The shape of that landed differently: not secrecy, not a private channel around me, but a room with witnesses who loved me enough to be inconvenient.

Grant looked at the water bottle instead of at my stomach, the envelope, or the door behind me. "I signed what Gina sent. The originals are with her office."

"I know."

He nodded once, accepting the end of that thread. He did not ask if I had read them. He did not say he had gone to Helena. He did not turn his cost into a receipt and slide it toward me.

The waiting room number screen changed again. Someone's name I did not know appeared in blue.

When the waiting room number screen changed again and someone else's name appeared in blue, I said, "You can leave now."

Grant's fingers flexed once beside his coat seam. "All right."

He picked up the water and the mints. I told him to leave the water; he put it back down, the mints still in his hand.

"Those too."

He placed them beside the bottle.

I did not say thank you, and he did not wait for it.

He turned toward the exit, stopped before the first chair, and looked back only far enough to find my face, not my folder. "I won't contact you about today."

"Good."

"If Gina needs anything signed, she can send it."

"Yes."

He left through the automatic doors, and the glass closed behind him with a clean rubber sound.

I stayed by the side table until the receptionist called the next patient, then picked up the water and the mints because leaving them would have made the room decide something for me.

They went into my bag beside the sealed envelope, not touching the medical folder.

At the nurses' station, the woman who had checked my blood pressure looked up. "Did you need something?"

I took the envelope out, its corner already bent in my bag.

"Could you give this to the man who was waiting? Grant Whitmore. No information, no discussion. Just the envelope."

She glanced toward the doors. "If he is still in the public lobby, I can hand him an envelope. I cannot say what it is."

"That is what I want."

"Do you want a note on the chart?"

"Yes. Copy provided by patient. No additional information authorized."

She wrote it down exactly, and I gave her the envelope before I could make a ritual of it. The original images stayed in my folder. The copy went across the counter, light as paper and heavy enough to change the next room.

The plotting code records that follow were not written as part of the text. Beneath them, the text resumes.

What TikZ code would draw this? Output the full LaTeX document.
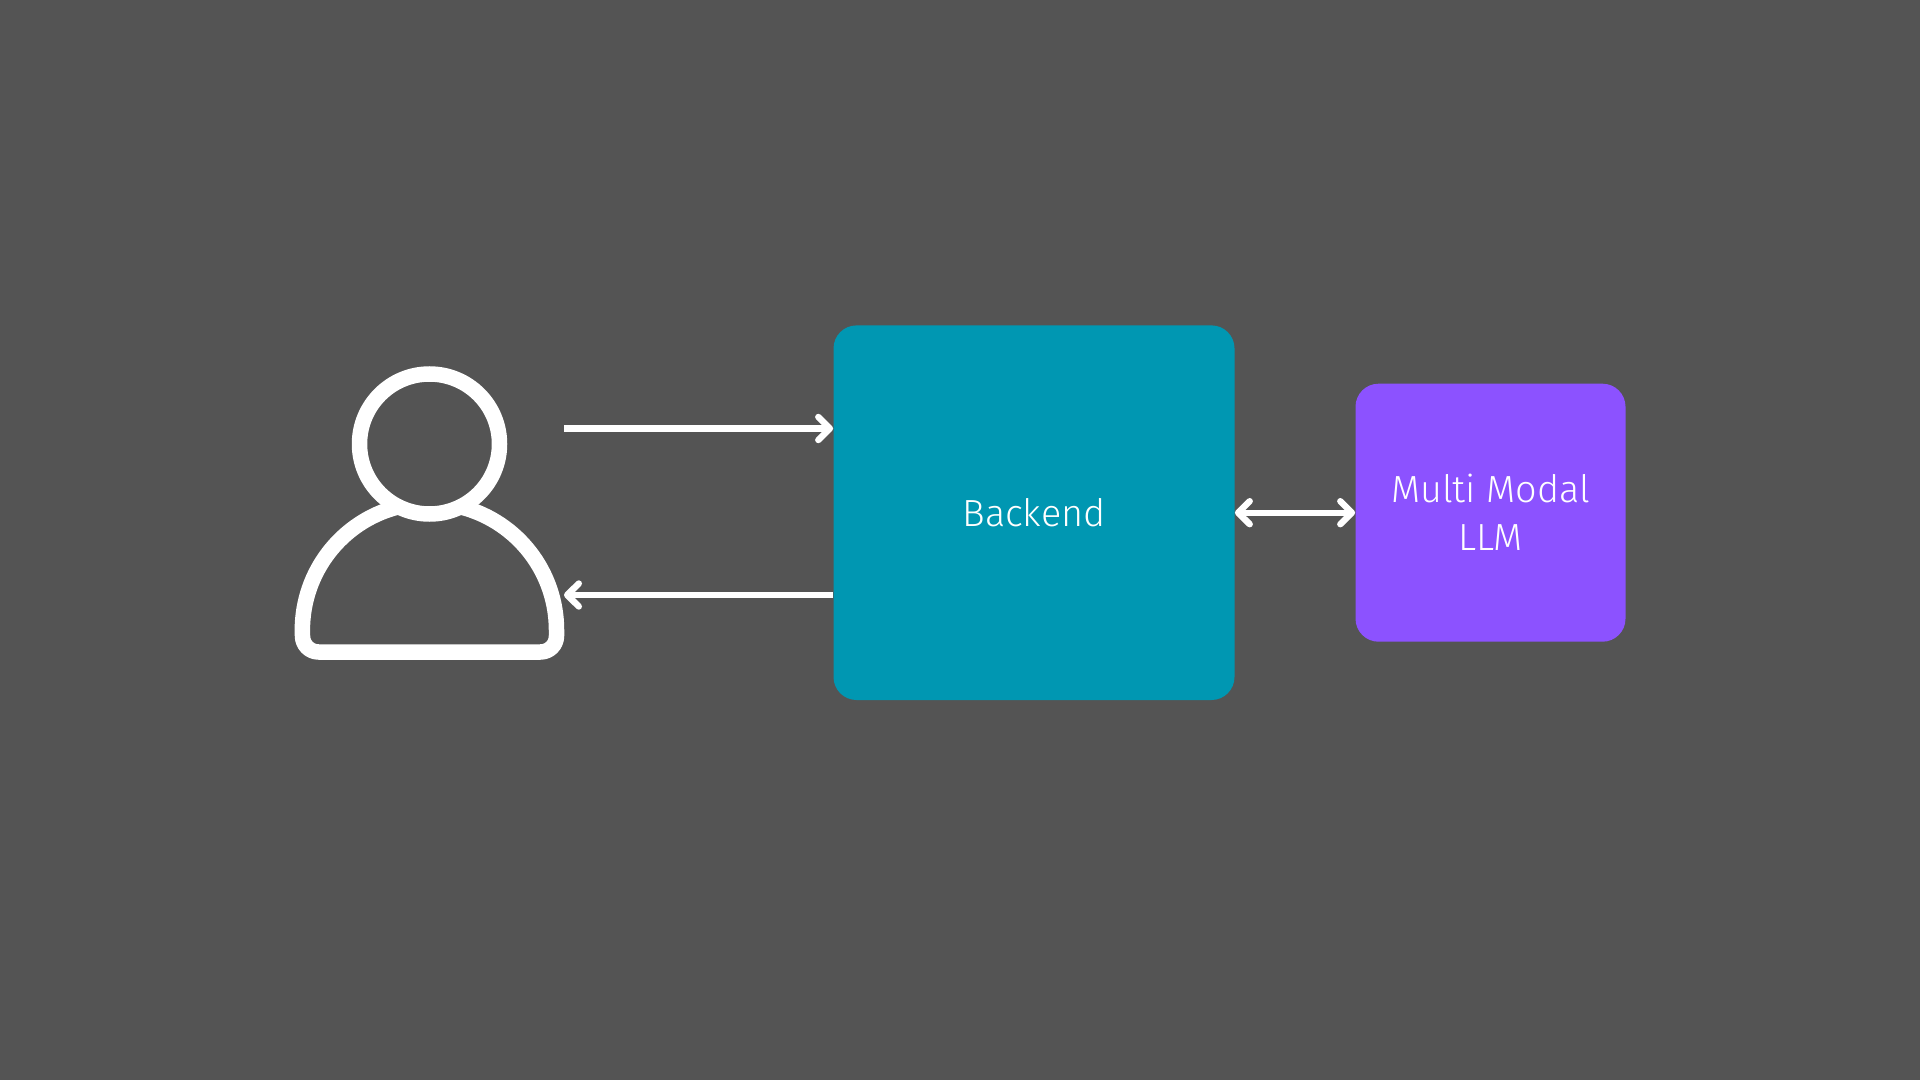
\documentclass[tikz,border=0pt]{standalone}
\usepackage{fontspec}
\setmainfont{Fira Sans Light}
\usetikzlibrary{arrows.meta}
\definecolor{bg}{HTML}{545454}
\definecolor{tealbox}{HTML}{0097B2}
\definecolor{purplebox}{HTML}{8C52FF}
\tikzset{
  x=0.5pt,y=-0.5pt,
  boxnode/.style={rounded corners=11.5pt,inner sep=0pt,text=white,align=center,font=\fontsize{18.9}{24}\selectfont},
  outline/.style={draw=white,line width=7.75pt},
  link/.style={draw=white,line width=3.2pt,arrows={-Straight Barb[length=5.8pt,width=11.5pt,round]}},
  biglink/.style={draw=white,line width=3.2pt,arrows={Straight Barb[length=5.8pt,width=11.5pt,round]-Straight Barb[length=5.8pt,width=11.5pt,round]}}
}
\begin{document}
\begin{tikzpicture}
\useasboundingbox (0,0) rectangle (1920,1080);
\fill[bg] (0,0) rectangle (1920,1080);
\node[boxnode,fill=tealbox,minimum width=200.5pt,minimum height=187.3pt] (backend) at (1034,512.7) {Backend};
\node[boxnode,fill=purplebox,minimum width=135pt,minimum height=129pt] (llm) at (1490.5,512.7) {Multi Modal\\LLM};
% person
\draw[outline,line join=round] (396.5,507.3) arc[start angle=-105,end angle=-180,radius=127] -- (302.5,636) arc[start angle=-180,end angle=-270,radius=16]
  -- (540.5,652) arc[start angle=-270,end angle=-360,radius=16] -- (556.5,630) arc[start angle=0,end angle=-75,radius=127];
\draw[outline,fill=bg] (429.5,444) circle[radius=70];
\coordinate (userOut) at (564,428.5);
\coordinate (userIn) at (564,595);
\draw[link] (userOut) -- (userOut -| backend.west);
\draw[link] (userIn -| backend.west) -- (userIn);
\draw[biglink] (backend.east) -- (llm.west);
\end{tikzpicture}
\end{document}
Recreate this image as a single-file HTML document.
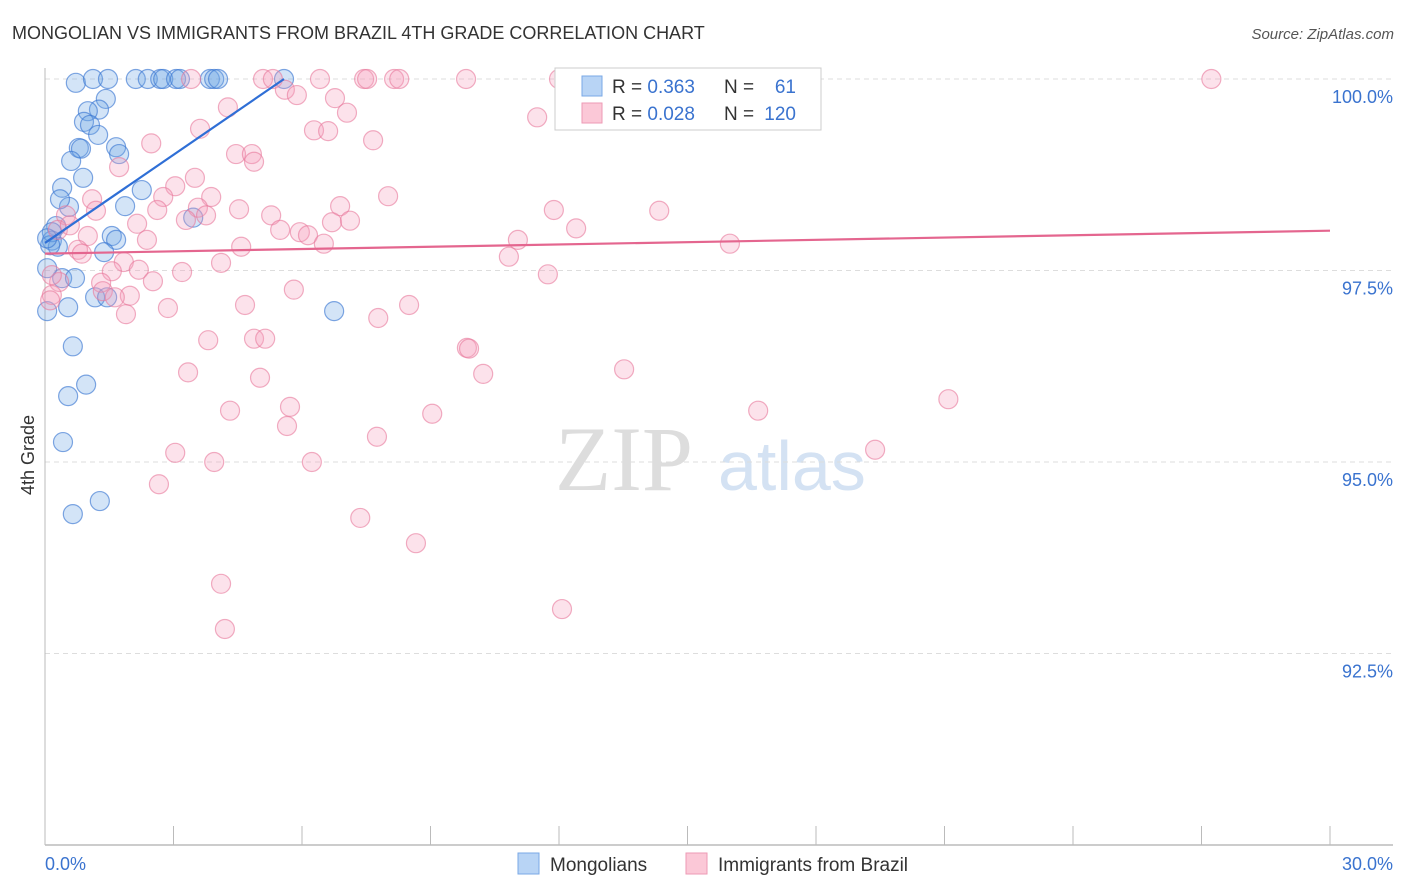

I left through the side exit by radiology. Outside, the wind moved along the brick wall and lifted the edge of my coat. I did not turn toward the main lobby windows. I did not wait to see whether he was still there, whether the nurse found him, whether he opened the envelope with both hands or one.

At home, I put the water bottle on the kitchen table and the mints in the drawer with crackers and ginger candies. The medical folder went back under the gray sweatshirt. The original ultrasound photos slid behind the communication restriction form.

In Nora's receipt notebook, on the next blank line, I wrote:

Copy given through nurse. No additional information authorized.

The pen paused after authorized, waiting for another sentence, and none came.